Regarding the first quote: It helps to be aware of the ways in which our own sensibilities are already unchosen. Then choosing to cultivate them is a means to understanding and using them. Acknowledging a frame helps to focus and engage, without closing off the outside. A writer who focuses on writing well in English is not going to think of himself as being in opposition to one who writes well in Japanese even though they would never want to change languages.
Regarding the second: Those who enthuse about the ‘idea’ of diversity are not the same as those who live it. Generalized and vague (intellectually and musically) “World Music” is ubiquitous on the what the first commenter above calls the monocultural upper west side. The hybrid cultures of Queens are culturally very specific. The people who inhabit it develop a connoisseurs pleasure in their experience. The UWS sensibility- less experiential- is voyeuristic by comparison.
There’s also a very important difference between a culture that values individualist invention and one that values fluency.

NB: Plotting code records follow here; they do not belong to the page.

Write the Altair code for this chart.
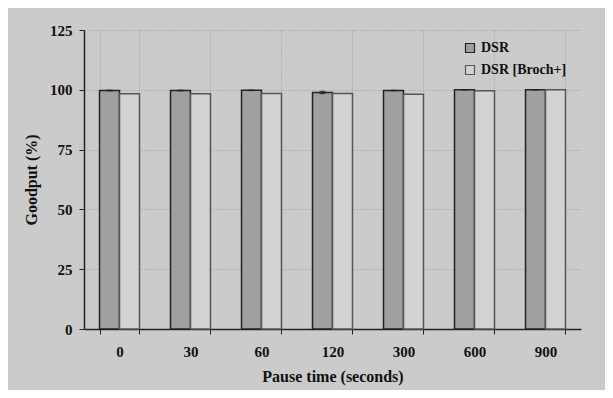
import altair as alt
import pandas as pd

pause = ["0", "30", "60", "120", "300", "600", "900"]
series_names = ["DSR", "DSR [Broch+]"]
dsr = [99.7, 99.7, 99.8, 98.9, 99.7, 100.0, 100.0]
broch = [98.4, 98.3, 98.5, 98.5, 98.1, 99.6, 100.0]
dsr_err = [0.15, 0.15, 0.1, 0.5, 0.1, 0.05, 0.05]
broch_err = [0.0, 0.0, 0.0, 0.0, 0.0, 0.0, 0.0]
y_ticks = [0, 25, 50, 75, 100, 125]

rows = []
for i, p in enumerate(pause):
    rows.append({"pause": p, "series": series_names[0], "value": dsr[i],
                 "lo": dsr[i] - dsr_err[i], "hi": dsr[i] + dsr_err[i]})
    rows.append({"pause": p, "series": series_names[1], "value": broch[i],
                 "lo": broch[i] - broch_err[i], "hi": broch[i] + broch_err[i]})
df = pd.DataFrame(rows)

FONT = "Liberation Serif"

x_enc = alt.X(
    "pause:N", sort=pause,
    scale=alt.Scale(paddingInner=0.437, paddingOuter=0.2185),
    axis=alt.Axis(
        title="Pause time (seconds)", labelAngle=0, tickBand="extent",
        tickSize=5, tickColor="#222", domainColor="#222", domainWidth=1.5,
        labelPadding=10, titlePadding=9,
        grid=True, gridColor="#9a9a9a", gridDash=[1, 2], gridWidth=1,
    ),
)
xoff = alt.XOffset("series:N", sort=series_names,
                   scale=alt.Scale(paddingInner=0, paddingOuter=0))

legend = alt.Legend(title=None, orient="none", legendX=379, legendY=11,
                    symbolType="square", symbolSize=81,
                    symbolStrokeWidth=1.2, padding=0, rowPadding=8,
                    labelFont=FONT, labelFontWeight="bold",
                    labelFontSize=14, labelColor="#111", labelOffset=4)

bars = alt.Chart(df).mark_bar(strokeWidth=1.5).encode(
    x=x_enc,
    xOffset=xoff,
    y=alt.Y("value:Q", scale=alt.Scale(domain=[0, 125], nice=False),
            axis=alt.Axis(
                title="Goodput (%)", values=y_ticks, tickSize=5,
                tickColor="#222", domainColor="#222", domainWidth=1.5,
                labelPadding=7, titlePadding=10,
                grid=True, gridColor="#9a9a9a", gridDash=[1, 2], gridWidth=1,
            )),
    fill=alt.Fill("series:N", sort=series_names,
                  scale=alt.Scale(domain=series_names, range=["#a0a0a0", "#d3d3d3"]),
                  legend=legend),
    stroke=alt.Stroke("series:N", sort=series_names,
                      scale=alt.Scale(domain=series_names, range=["#222222", "#555555"]),
                      legend=legend),
)

err_df = df[df["series"] == series_names[0]]
err = alt.Chart(err_df).mark_rule(color="#222", strokeWidth=1.5).encode(
    x=alt.X("pause:N", sort=pause), xOffset=xoff,
    y=alt.Y("lo:Q"), y2="hi:Q",
)
cap_lo = alt.Chart(err_df).mark_tick(color="#222", size=6, thickness=1.2).encode(
    x=alt.X("pause:N", sort=pause), xOffset=xoff, y="lo:Q")
cap_hi = alt.Chart(err_df).mark_tick(color="#222", size=6, thickness=1.2).encode(
    x=alt.X("pause:N", sort=pause), xOffset=xoff, y="hi:Q")

chart = alt.layer(bars, err, cap_lo, cap_hi).properties(
    width=497, height=299,
    autosize=alt.AutoSizeParams(type="none"),
    padding={"left": 76, "top": 22, "right": 24, "bottom": 61},
    background="#cbcbcb",
).configure_view(strokeWidth=0).configure_axis(
    labelFont=FONT, labelFontWeight="bold", labelFontSize=15, labelColor="#111",
    titleFont=FONT, titleFontWeight="bold", titleFontSize=16, titleColor="#111",
)

chart.save("out.html", embed_options={"renderer": "svg", "actions": False})
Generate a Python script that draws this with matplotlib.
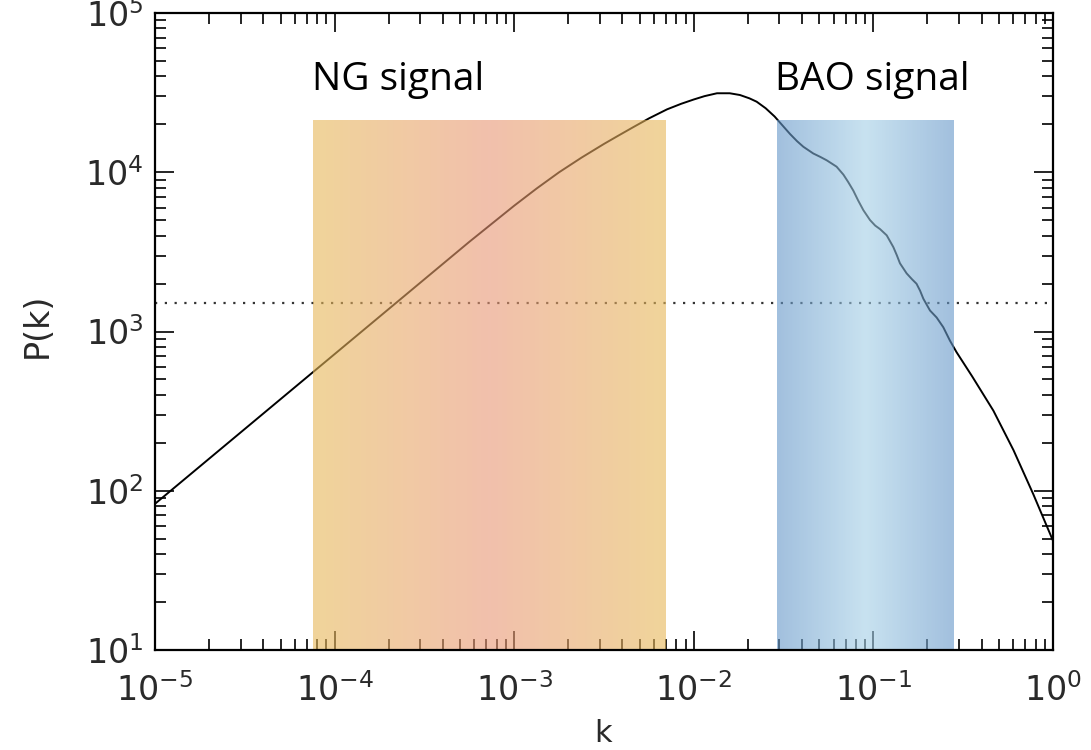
import numpy as np
import matplotlib
matplotlib.use("Agg")
import matplotlib.pyplot as plt
from matplotlib.colors import LinearSegmentedColormap

# ---- data (log10 values) ----
log_k = [-5.0, -4.5, -4.0, -3.5, -3.25, -3.0, -2.875, -2.75, -2.625, -2.5,
         -2.42, -2.339, -2.25, -2.149, -2.07, -2.0, -1.94, -1.871, -1.80,
         -1.743, -1.69, -1.65, -1.60, -1.55, -1.50, -1.464, -1.425, -1.390,
         -1.335, -1.295, -1.260, -1.205, -1.167, -1.140, -1.112, -1.085, -1.056,
         -1.019, -0.990, -0.963, -0.926, -0.889, -0.870, -0.852, -0.815, -0.785,
         -0.760, -0.740, -0.722, -0.685, -0.648, -0.611, -0.574, -0.537,
         -0.45, -0.332, -0.22, -0.110, 0.0]
log_P = [1.918, 2.388, 2.858, 3.328, 3.563, 3.790, 3.898, 4.000, 4.092, 4.178,
         4.230, 4.282, 4.338, 4.395, 4.430, 4.457, 4.478, 4.496, 4.496,
         4.485, 4.464, 4.443, 4.402, 4.350, 4.286, 4.240, 4.195, 4.160,
         4.118, 4.096, 4.075, 4.035, 3.985, 3.938, 3.885, 3.823, 3.762,
         3.700, 3.665, 3.643, 3.604, 3.530, 3.480, 3.428, 3.365, 3.328,
         3.300, 3.256, 3.206, 3.132, 3.088, 3.027, 2.943, 2.870,
         2.718, 2.503, 2.255, 1.979, 1.686]

k_values = [10 ** v for v in log_k]
P_values = [10 ** v for v in log_P]

noise_level = 1500.0           # dotted horizontal line
ng_range = [7.6e-5, 7.0e-3]    # NG signal band (k)
bao_range = [0.0292, 0.281]    # BAO signal band (k)
band_top = 2.12e4
band_bottom = 10.0
ng_label = "NG signal"
bao_label = "BAO signal"

xlim = [1e-5, 1.0]
ylim = [10.0, 1e5]

# ---- figure ----
W, H = 1091, 750
fig = plt.figure(figsize=(W / 100, H / 100), dpi=100)
ax = fig.add_axes([155 / W, 1 - 650 / H, 898 / W, 637 / H])
ax.set_xscale("log")
ax.set_yscale("log")
ax.set_xlim(xlim)
ax.set_ylim(ylim)

ax.plot(k_values, P_values, color="black", lw=1.4, zorder=2,
        solid_joinstyle="round")
ax.axhline(noise_level, color="#333333", lw=1.6, linestyle=(0, (1, 3.4)), zorder=2)

alpha = 0.6


def under(c):
    # colour to draw with alpha so that it looks like c over white
    return tuple(max(0.0, min(1.0, (ci / 255 - (1 - alpha)) / alpha)) for ci in c)


ng_cmap = LinearSegmentedColormap.from_list(
    "ng", [under((240, 212, 154)), under((242, 192, 172)), under((240, 212, 154))])
bao_cmap = LinearSegmentedColormap.from_list(
    "bao", [under((162, 192, 222)), under((200, 226, 240)), under((162, 192, 222))])


def band(rng, cmap):
    n = 200
    xe = np.logspace(np.log10(rng[0]), np.log10(rng[1]), n + 1)
    ye = np.array([band_bottom, band_top])
    c = np.linspace(0, 1, n).reshape(1, n)
    ax.pcolormesh(xe, ye, c, cmap=cmap, alpha=alpha, shading="flat",
                  edgecolors="none", linewidth=0, antialiased=False, zorder=3)


band(ng_range, ng_cmap)
band(bao_range, bao_cmap)

for s in ax.spines.values():
    s.set_linewidth(1.6)
    s.set_zorder(4)

ax.tick_params(which="both", direction="in", top=True, right=True,
               labelsize=24, width=1.2, colors="black")
ax.tick_params(which="major", length=14)
ax.tick_params(which="minor", length=8)
ax.tick_params(axis="x", which="major", pad=17)
ax.tick_params(axis="y", which="major", pad=8)
for lab in ax.get_xticklabels() + ax.get_yticklabels():
    lab.set_color("#2a2a2a")

fig.text(37 / W, 1 - 325 / H, "P(k)", rotation=90, ha="center", va="center",
         fontsize=24, color="#2a2a2a")
fig.text(603 / W, 1 - 733 / H, "k", ha="center", va="center",
         fontsize=22, color="#2a2a2a")

fig.text(312 / W, 1 - 90 / H, ng_label, family="Open Sans", fontsize=28,
         ha="left", va="baseline", color="black")
fig.text(775 / W, 1 - 90 / H, bao_label, family="Open Sans", fontsize=28,
         ha="left", va="baseline", color="black")

fig.savefig("out.png", dpi=100)
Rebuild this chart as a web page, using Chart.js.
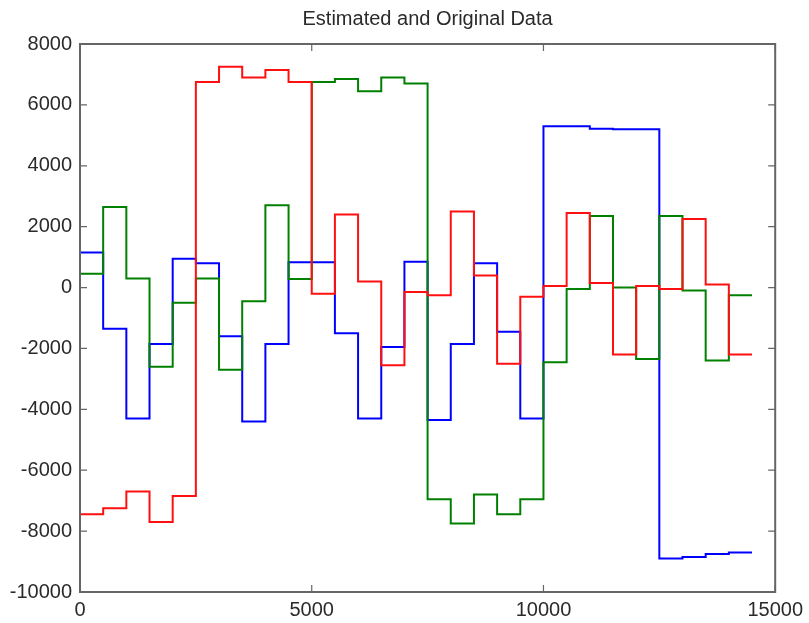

People who spend all their time inventing new musical instruments rarely take the time to learn how to play them well. This all ties into my recent rantings on this site about MIT sponsored theories of cultural production as invention vs the role played in our culture of the actually existing arts, whether the Sopranos or Philip Roth. Roth being my standard example in this context of someone who who assumes that culture is always something you can’t choose, for better, worse, or both, and that art is first engaged observation and then description. Invention is last on the list.